Steve Pope/Getty Images

Net worth: $60.7 billion

Age: 85

Country: US

Industry: Diversified investments

Source of wealth: Self-made; Berkshire Hathaway

Berkshire Hathaway CEO Warren Buffett started his prodigious investing career at a young age. As a child he delivered newspapers on his bike, and by 11 the precocious Nebraska native had purchased his first shares in the stock market — Cities Service Preferred at $38 apiece — and sold them for a $5 profit. He was rejected from Harvard Business School, so Buffett went to Columbia Business School instead and learned under iconic value investor Benjamin Graham, who would become a mentor to the budding financier. Buffett worked as a securities analyst in the early-1950s before starting his own investment firm. He bought textile company Berkshire Hathaway in 1969, transforming it into a holding company that would house the many lucrative investments that helped build his massive fortune and earn the nickname “The Oracle of Omaha.”

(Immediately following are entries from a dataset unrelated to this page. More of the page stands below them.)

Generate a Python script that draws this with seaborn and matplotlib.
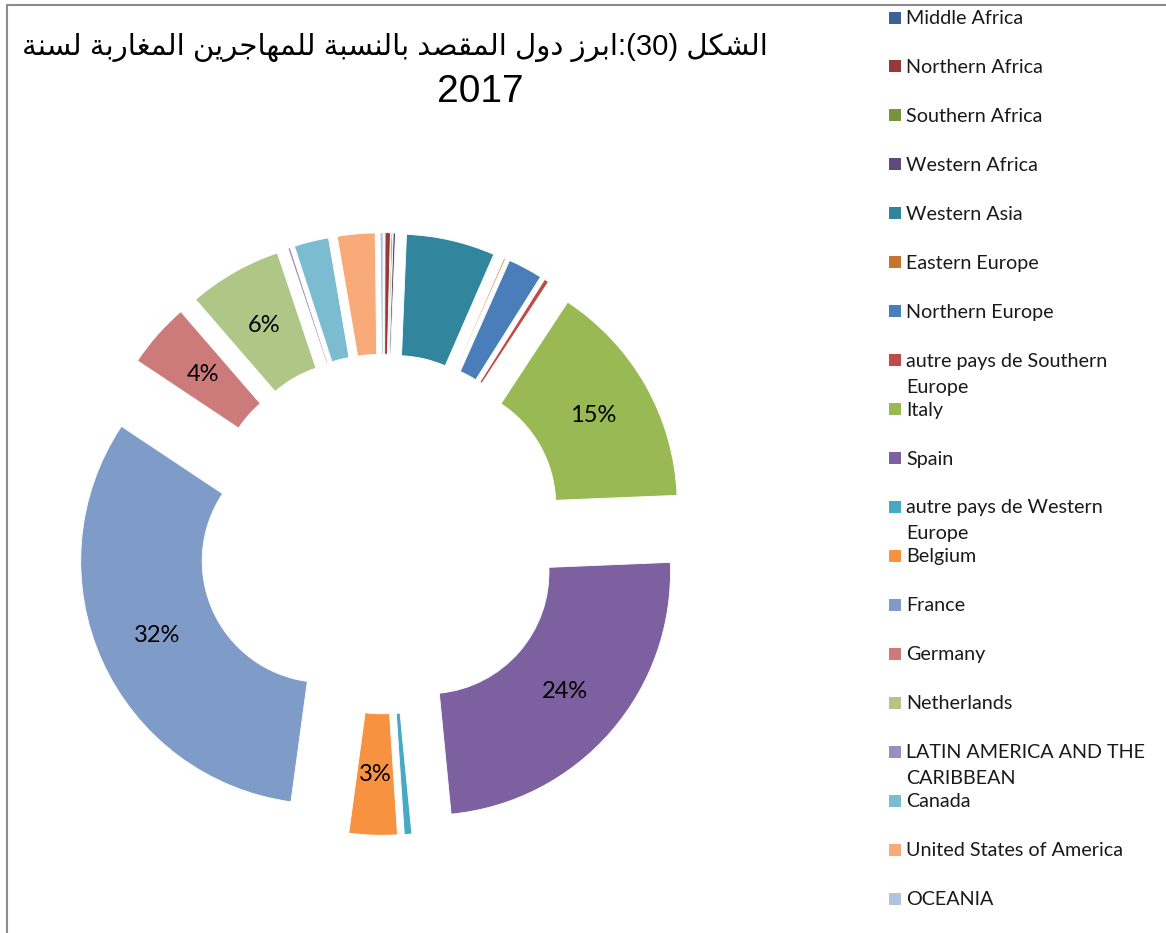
import matplotlib
matplotlib.use("Agg")
import matplotlib.pyplot as plt
import seaborn as sns
from matplotlib.lines import Line2D
from matplotlib.patches import Rectangle

# ---------------- data ----------------
categories = [
    "Middle Africa", "Northern Africa", "Southern Africa", "Western Africa",
    "Western Asia", "Eastern Europe", "Northern Europe",
    "autre pays de Southern\nEurope", "Italy", "Spain",
    "autre pays de Western\nEurope", "Belgium", "France", "Germany",
    "Netherlands", "LATIN AMERICA AND THE\nCARIBBEAN", "Canada",
    "United States of America", "OCEANIA",
]
shares = [0.05, 0.35, 0.10, 0.15, 5.9, 0.10, 2.3, 0.30, 15.1, 24.1,
          0.5, 3.2, 32.2, 4.3, 6.2, 0.15, 2.3, 2.5, 0.2]
colors = ["#3B6399", "#953A38", "#77933C", "#604A7B", "#31859C", "#C4752F",
          "#4A7EBB", "#BE4B48", "#98B954", "#7D60A0", "#46AAC5", "#F69240",
          "#7F9CC9", "#CC7B7A", "#AFC786", "#9E8DBB", "#7BBCD1", "#F8AB78",
          "#B3C3DF"]
labelled = ["Italy", "Spain", "Belgium", "France", "Germany", "Netherlands"]
title_line1 = "الشكل (30):ابرز دول المقصد بالنسبة للمهاجرين المغاربة لسنة"
title_line2 = "2017"

# ---------------- minimal Arabic shaping + right-to-left ordering ----------------
FORMS = {
    'ا': ('\uFE8D', '\uFE8E', None, None),
    'ب': ('\uFE8F', '\uFE90', '\uFE91', '\uFE92'),
    'ة': ('\uFE93', '\uFE94', None, None),
    'ج': ('\uFE9D', '\uFE9E', '\uFE9F', '\uFEA0'),
    'د': ('\uFEA9', '\uFEAA', None, None),
    'ر': ('\uFEAD', '\uFEAE', None, None),
    'ز': ('\uFEAF', '\uFEB0', None, None),
    'س': ('\uFEB1', '\uFEB2', '\uFEB3', '\uFEB4'),
    'ش': ('\uFEB5', '\uFEB6', '\uFEB7', '\uFEB8'),
    'ص': ('\uFEB9', '\uFEBA', '\uFEBB', '\uFEBC'),
    'غ': ('\uFECD', '\uFECE', '\uFECF', '\uFED0'),
    'ق': ('\uFED5', '\uFED6', '\uFED7', '\uFED8'),
    'ك': ('\uFED9', '\uFEDA', '\uFEDB', '\uFEDC'),
    'ل': ('\uFEDD', '\uFEDE', '\uFEDF', '\uFEE0'),
    'م': ('\uFEE1', '\uFEE2', '\uFEE3', '\uFEE4'),
    'ن': ('\uFEE5', '\uFEE6', '\uFEE7', '\uFEE8'),
    'ه': ('\uFEE9', '\uFEEA', '\uFEEB', '\uFEEC'),
    'و': ('\uFEED', '\uFEEE', None, None),
    'ي': ('\uFEF1', '\uFEF2', '\uFEF3', '\uFEF4'),
}
MIRROR = {'(': ')', ')': '('}


def shape(text):
    out = []
    n = len(text)
    for i, ch in enumerate(text):
        if ch not in FORMS:
            out.append(ch)
            continue
        f = FORMS[ch]
        prv = text[i - 1] if i > 0 else ''
        nxt = text[i + 1] if i < n - 1 else ''
        pj = prv in FORMS and FORMS[prv][2] is not None
        nj = nxt in FORMS and f[2] is not None
        if pj and nj:
            out.append(f[3])
        elif pj:
            out.append(f[1])
        elif nj:
            out.append(f[2])
        else:
            out.append(f[0])
    return ''.join(out)


def rtl_visual(text):
    rev = shape(text)[::-1]
    # restore left-to-right digit runs and mirror brackets
    res, run = '', ''
    for ch in rev:
        if ch.isdigit():
            run += ch
        else:
            if run:
                res += run[::-1]
                run = ''
            res += MIRROR.get(ch, ch)
    if run:
        res += run[::-1]
    return res


# ---------------- figure ----------------
sns.set_theme(style="white")
plt.rcParams['font.family'] = ['Lato', 'DejaVu Sans']

W, H = 1166, 933
fig = plt.figure(figsize=(W / 100, H / 100), dpi=100)
fig.patch.set_facecolor("white")


def fx(x):
    return x / W


def fy(y):
    return 1 - y / H


# frame of the chart area
fig.add_artist(Line2D([fx(6.5), fx(6.5)], [fy(5), fy(940)], color="#8C8C8C", lw=1.5,
                      transform=fig.transFigure))
fig.add_artist(Line2D([fx(6.5), fx(1170)], [fy(5), fy(5)], color="#8C8C8C", lw=1.5,
                      transform=fig.transFigure))

# donut axes: centre at pixel (383.5, 534), outer radius 243 px
cx, cy, R, half = 383.5, 534.0, 243.0, 350.0
ax = fig.add_axes([fx(cx - half), fy(cy + half), 2 * half / W, 2 * half / H])
pal = sns.color_palette(colors)
explode = [0.27 if c == "France" else 0.24 for c in categories]
wedges, texts, autotexts = ax.pie(
    shares, colors=pal, startangle=90, counterclock=False,
    explode=explode, radius=1.0,
    wedgeprops=dict(width=0.5, edgecolor="white", linewidth=0.6),
    autopct='%1.0f%%', pctdistance=0.75,
    textprops=dict(fontsize=17, color="black", family=['Lato', 'DejaVu Sans']))
for cat, t in zip(categories, autotexts):
    if cat not in labelled:
        t.set_text('')
L = half / R
ax.set_xlim(-L, L)
ax.set_ylim(-L, L)
ax.set_aspect('equal')
ax.axis('off')

# legend drawn as a column of swatches and texts
for i, (cat, col) in enumerate(zip(categories, colors)):
    yc = 17.5 + 48.95 * i
    fig.add_artist(Rectangle((fx(889), fy(yc + 6)), 12 / W, 12 / H, facecolor=col,
                             edgecolor='none', transform=fig.transFigure))
    for k, line in enumerate(cat.split("\n")):
        fig.text(fx(906), fy(yc + 1 + 26 * k), line, fontsize=14.2, va='center', ha='left',
                 color="#1A1A1A", family=['Lato', 'DejaVu Sans'])

# title (right-to-left Arabic, wrapped on two lines)
t1 = fig.text(fx(395), fy(47), rtl_visual(title_line1), fontsize=26, ha='center',
              va='center', family=['Liberation Sans', 'DejaVu Sans'], color="black")
t2 = fig.text(fx(480), fy(92), title_line2, fontsize=28, ha='center', va='center',
              family=['Liberation Sans', 'DejaVu Sans'], color="black")
fig.canvas.draw()
w1 = t1.get_window_extent().width
t1.set_fontsize(26 * 746.0 / w1)

fig.savefig("out.png", dpi=100, facecolor="white")
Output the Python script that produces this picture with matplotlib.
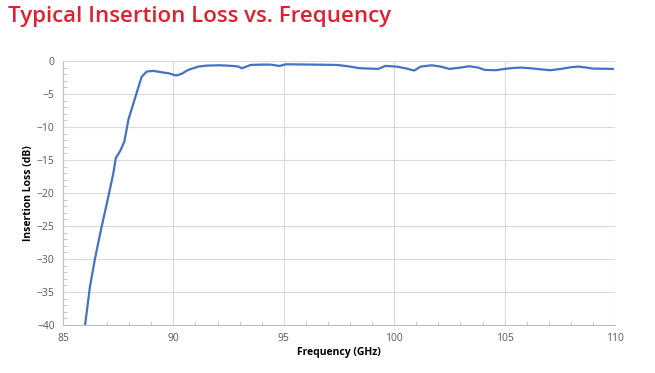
import matplotlib.pyplot as plt
import matplotlib as mpl
from matplotlib.ticker import MultipleLocator

mpl.use("Agg")

# frequency (GHz) and insertion loss (dB)
freq = [86.0, 86.22, 86.45, 86.75, 87.05, 87.28, 87.39, 87.58, 87.78,
        87.96, 88.26, 88.56, 88.79, 89.09, 89.54, 89.77, 90.12, 90.37,
        90.67, 91.13, 91.5, 92.1, 92.7, 92.95, 93.1, 93.5, 94.0, 94.4,
        94.8, 95.1, 96.3, 97.4, 97.9, 98.45, 99.27, 99.6, 100.1, 100.5,
        100.9, 101.2, 101.7, 102.1, 102.5, 103.0, 103.4, 103.8, 104.1,
        104.6, 105.0, 105.4, 105.8, 106.15, 106.6, 107.06, 107.65, 108.0,
        108.35, 108.7, 109.0, 109.9]
loss = [-40.0, -34.2, -29.9, -25.1, -20.6, -17.0, -14.7, -13.7, -12.2,
        -8.9, -5.65, -2.4, -1.6, -1.5, -1.75, -1.85, -2.2, -1.95,
        -1.35, -0.85, -0.7, -0.65, -0.75, -0.85, -1.1, -0.6, -0.55, -0.55,
        -0.75, -0.5, -0.55, -0.6, -0.8, -1.1, -1.2, -0.75, -0.85, -1.1,
        -1.45, -0.85, -0.65, -0.85, -1.2, -1.0, -0.8, -1.0, -1.35,
        -1.4, -1.2, -1.05, -1.0, -1.1, -1.25, -1.4, -1.15, -0.95,
        -0.85, -1.0, -1.15, -1.2]

text_grey = "#595959"
grid_grey = "#d9d9d9"

fig = plt.figure(figsize=(6.55, 3.73), dpi=100)
ax = fig.add_axes([0.0962, 0.1287, 0.8428, 0.7078])

ax.plot(freq, loss, color="#4472c4", linewidth=1.6,
        solid_joinstyle="round")

ax.set_xlim(85, 110)
ax.set_ylim(-40, 0)
ax.xaxis.set_major_locator(MultipleLocator(5))
ax.xaxis.set_minor_locator(MultipleLocator(1))
ax.yaxis.set_major_locator(MultipleLocator(5))
ax.yaxis.set_minor_locator(MultipleLocator(1))
ax.grid(True, which="major", color=grid_grey, linewidth=0.8)
ax.set_axisbelow(True)

for side in ["top", "right"]:
    ax.spines[side].set_visible(False)
for side in ["left", "bottom"]:
    ax.spines[side].set_color("#bfbfbf")
    ax.spines[side].set_linewidth(0.8)

ax.tick_params(which="major", length=0, labelsize=7.5, labelcolor=text_grey,
               pad=6)
ax.tick_params(which="minor", direction="in", length=3, color="#bfbfbf")

for lab in ax.get_xticklabels() + ax.get_yticklabels():
    lab.set_family("Open Sans")

ax.set_xlabel("Frequency (GHz)", fontsize=7.5, fontweight="bold",
              family="Open Sans", color="black", labelpad=2)
ax.set_ylabel("Insertion Loss (dB)", fontsize=7.5, fontweight="bold",
              family="Open Sans", color="black", labelpad=2)

fig.text(0.012, 0.985, "Typical Insertion Loss vs. Frequency",
         fontsize=16, fontweight="semibold", family="Open Sans",
         color="#e0202f", va="top", ha="left")

plt.savefig("out.png", dpi=100)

The array of portfolio companies and investments that made him rich may appear random — he’s bet on companies including Coca-Cola, American Express, Geico, Fruit of the Loom, Dairy Queen, and General Motors — but they’re all cash-generating machines that offer long-term value. In August he announced his largest acquisition ever: a $37.2 billion buyout of nuts and bolts maker Precision Castparts.

A frugal man with a fondness for junk food, perhaps the most impressive part of Buffett’s $60 billion fortune is that it doesn’t include the $21.5 billion he’s already given away. He’s good friends with Microsoft cofounder Bill Gates, whom he collaborated with to create the Giving Pledge, a promise for billionaires to give away at least half of their wealth to charity.